Highlights
- A2 Milk sees steady revenue and profit growth with robust ROE.
- Woolworths holds strong market share, but shows low recent ROE.
- Both companies remain key players within the ASX200 index.
Two prominent names on the ASX200 index — The a2 Milk Company Ltd (A2M) and Woolworths Group Ltd (WOW) — are drawing market attention with their distinct business strengths and recent share price movements.
A2 Milk (ASX:A2M)
A2 Milk has seen its share price climb 39.0% since the start of 2025. Established in New Zealand in 2000, the company focuses on dairy products that contain only the A2 protein type, marketed under its signature “a2” brand. A2 Milk collaborates with certified dairy farms across Australia and relies on Synlait Milk in New Zealand to manufacture its instant formula products.
The company’s appeal lies in its health-focused offering, especially for those with digestive sensitivity to standard milk.
A look into financials reveals promising trends. Since FY21, revenue has increased at an annual rate of 11.6%, reaching $1,673 million in FY24. Net profit more than doubled during this period, from $81 million to $168 million.

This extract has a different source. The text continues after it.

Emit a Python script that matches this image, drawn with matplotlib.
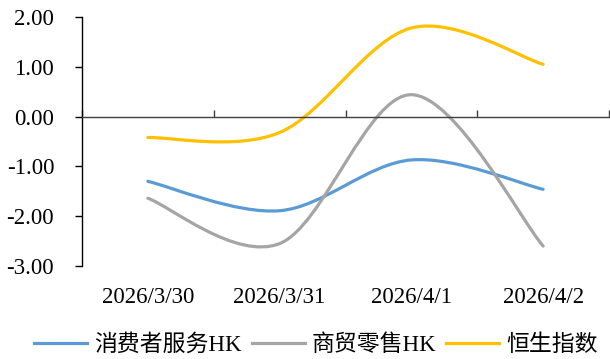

The company has maintained a healthy return on equity (ROE) of 12.8%, reflecting effective capital utilisation — a valuable indicator when analysing growth-oriented players on the ASX200 index.
Woolworths (ASX:WOW)
Woolworths, one of Australia’s largest retailers, operates a vast network of over 3,000 stores and employs more than 100,000 people. Its operations span across supermarkets, discount stores under the Big W banner, and B2B segments such as foodservice distribution through PFD. Despite diversification, grocery retail remains its dominant revenue stream, with a market share exceeding 35%.
WOW has traditionally attracted those seeking steady income through ASX dividend stocks, thanks to its consistent fully franked payouts. From 2020 to FY24, the company delivered an average dividend yield of 2.9%. These features position Woolworths as a defensive stock — a key trait during economic slowdowns.
However, its FY24 metrics reflect certain concerns. The reported ROE was just 1.9%, well below the desirable benchmark of 10% for established enterprises. Coupled with a debt-to-equity ratio of 300.2%, this raises questions about capital efficiency and leverage, even for a mature player.